Be Covered Wherever you are

We’ve previously mentioned how there are different types of fire and different extinguishers that can be used for each, but knowing your fires and what extinguisher to have is one thing, knowing how to be safe wherever you are is another.

Whether you’re relaxing at home, cooking, driving or enjoying a weekend away, ensure you’re safe at all times by having the correct fire safety equipment.

Safety at Home

You may have fitted fire alarms throughout your house, which is a great first step, but make sure you can prevent potential fires becoming worse by having the right home fire extinguisher to hand. Fires are most likely to occur in the house, started by naked flames such as candles, cookers or electrical failure. To ensure the most common risks are covered, the extinguisher of choice would be a dry powder.

Stay Safe on the Road

A fire extinguisher is a handy tool to have with you on the road. You can buy specific car extinguishers that are much more compact and can be kept on the passenger side of the car, should anything happen to your vehicle or other vehicles around you.

When it comes to purchasing an extinguisher for your car it’s worth noting that A, B or C Class fires are more likely to occur. Therefore getting a dry powder extinguisher is probably best, as they can deal with all of these types and they won’t freeze if the temperature drops below zero.

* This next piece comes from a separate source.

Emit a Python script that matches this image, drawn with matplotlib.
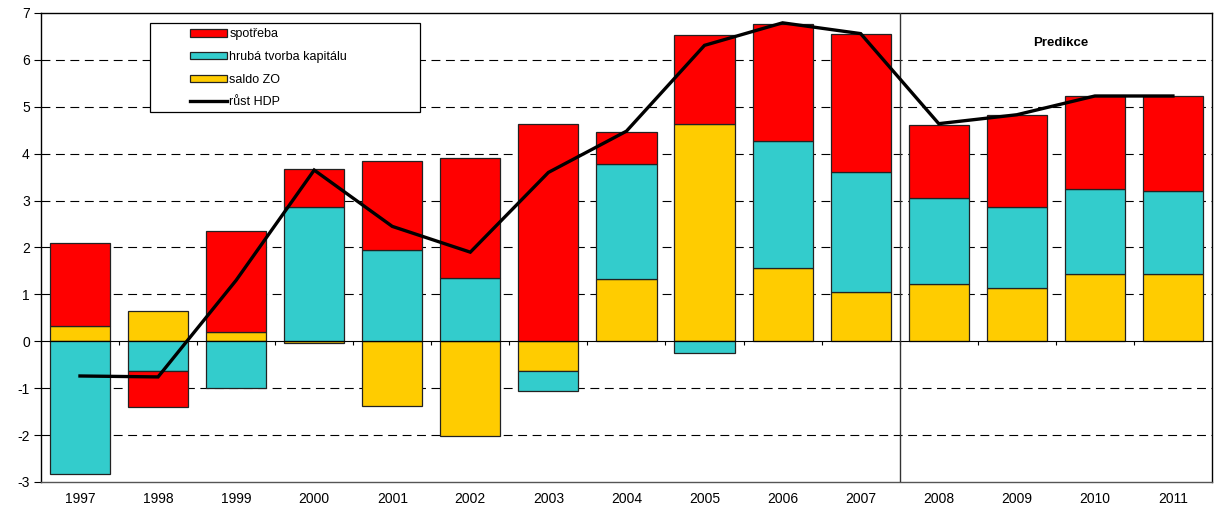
import matplotlib.pyplot as plt
from matplotlib.patches import Rectangle
import numpy as np

plt.rcParams["font.family"] = ["Liberation Sans", "DejaVu Sans"]
plt.rcParams["axes.unicode_minus"] = False

years = ["1997", "1998", "1999", "2000", "2001", "2002", "2003", "2004",
         "2005", "2006", "2007", "2008", "2009", "2010", "2011"]
saldo_zo = [0.33, 0.64, 0.19, -0.03, -1.39, -2.01, -0.64, 1.32,
            4.64, 1.56, 1.05, 1.22, 1.14, 1.44, 1.43]
kapital = [-2.83, -0.64, -1.00, 2.86, 1.94, 1.35, -0.41, 2.45,
           -0.24, 2.70, 2.55, 1.84, 1.72, 1.80, 1.77]
spotreba = [1.77, -0.77, 2.16, 0.82, 1.91, 2.56, 4.64, 0.70,
            1.90, 2.51, 2.95, 1.56, 1.97, 1.98, 2.02]
rust_hdp = [-0.74, -0.76, 1.30, 3.65, 2.45, 1.90, 3.60, 4.48,
            6.31, 6.79, 6.56, 4.64, 4.83, 5.23, 5.23]

fig = plt.figure(figsize=(12.15, 5.11), dpi=100)
ax = fig.add_axes([0.0337, 0.0568, 0.9638, 0.9178])

x = np.arange(len(years))
width = 0.77
pos_base = np.zeros(len(years))
neg_base = np.zeros(len(years))
bars = {}
for name, vals, col in [("saldo ZO", saldo_zo, "#FFCC00"),
                        ("hrubá tvorba kapitálu", kapital, "#33CCCC"),
                        ("spotřeba", spotreba, "#FF0000")]:
    v = np.array(vals)
    base = np.where(v >= 0, pos_base, neg_base)
    bars[name] = ax.bar(x, v, width, bottom=base, color=col,
                        edgecolor="#222222", linewidth=0.9, zorder=2)
    pos_base = pos_base + np.where(v >= 0, v, 0)
    neg_base = neg_base + np.where(v < 0, v, 0)

line, = ax.plot(x, rust_hdp, color="black", linewidth=2.4, zorder=4,
                solid_joinstyle="miter")

# grid
for g in [-2, -1, 1, 2, 3, 4, 5, 6]:
    ax.axhline(g, color="black", linewidth=0.8, linestyle=(0, (8, 5)), zorder=1)
ax.axhline(0, color="black", linewidth=0.8, zorder=3)
ax.vlines(x[:-1] + 0.5, -0.09, 0, color="black", linewidth=0.8, zorder=3)

# prediction separator
ax.axvline(10.5, color="#333333", linewidth=1.0, zorder=3)
ax.text(12.56, 6.35, "Predikce", ha="center", va="center",
        fontsize=9.5, fontweight="bold")

ax.set_xlim(-0.5, 14.5)
ax.set_ylim(-3, 7)
ax.set_yticks(range(-3, 8))
ax.set_xticks(x)
ax.set_xticklabels(years, fontsize=10)
ax.tick_params(axis="x", length=0, pad=7)
ax.tick_params(axis="y", length=5, width=0.8, labelsize=10, pad=3)
for s in ax.spines.values():
    s.set_linewidth(1.0)
ax.spines["bottom"].set_color("#555555")

# legend frame drawn separately so the entries can sit indented
ax.add_patch(Rectangle((0.093, 0.789), 0.231, 0.19, transform=ax.transAxes,
                       facecolor="white", edgecolor="black", linewidth=0.9,
                       zorder=5))
leg = ax.legend([bars["spotřeba"], bars["hrubá tvorba kapitálu"],
                 bars["saldo ZO"], line],
                ["spotřeba", "hrubá tvorba kapitálu", "saldo ZO", "růst HDP"],
                loc="upper left", bbox_to_anchor=(0.124, 0.975),
                borderaxespad=0, fontsize=9, frameon=False,
                handlelength=3.0, handleheight=0.55, handletextpad=0.15,
                labelspacing=0.85, borderpad=0.3)
leg.set_zorder(6)

fig.savefig("out.png", dpi=100)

If you drive a truck for work, make sure you have an extinguisher close by. You can get the same extinguisher as you would for a regular car, alongside safety boxes to store larger extinguishers, unless advised under the ADR Regulation.

Enjoy Your Weekend Away

If you go for a weekend away in a caravan it’s highly likely that you’ll already have a fire blanket or fire extinguisher, but if you buy your own caravan or motorhome you should make sure you’re well protected. Most caravans may have a powder extinguisher in them as standard which is handy for fires that may occur, as they are often similar to ones that happen in the home. However, because a caravan is much smaller in size, they can cause problems in the way of visibility and inhalation. Therefore it’s probably best in such cases that you also include a small foam fire extinguisher.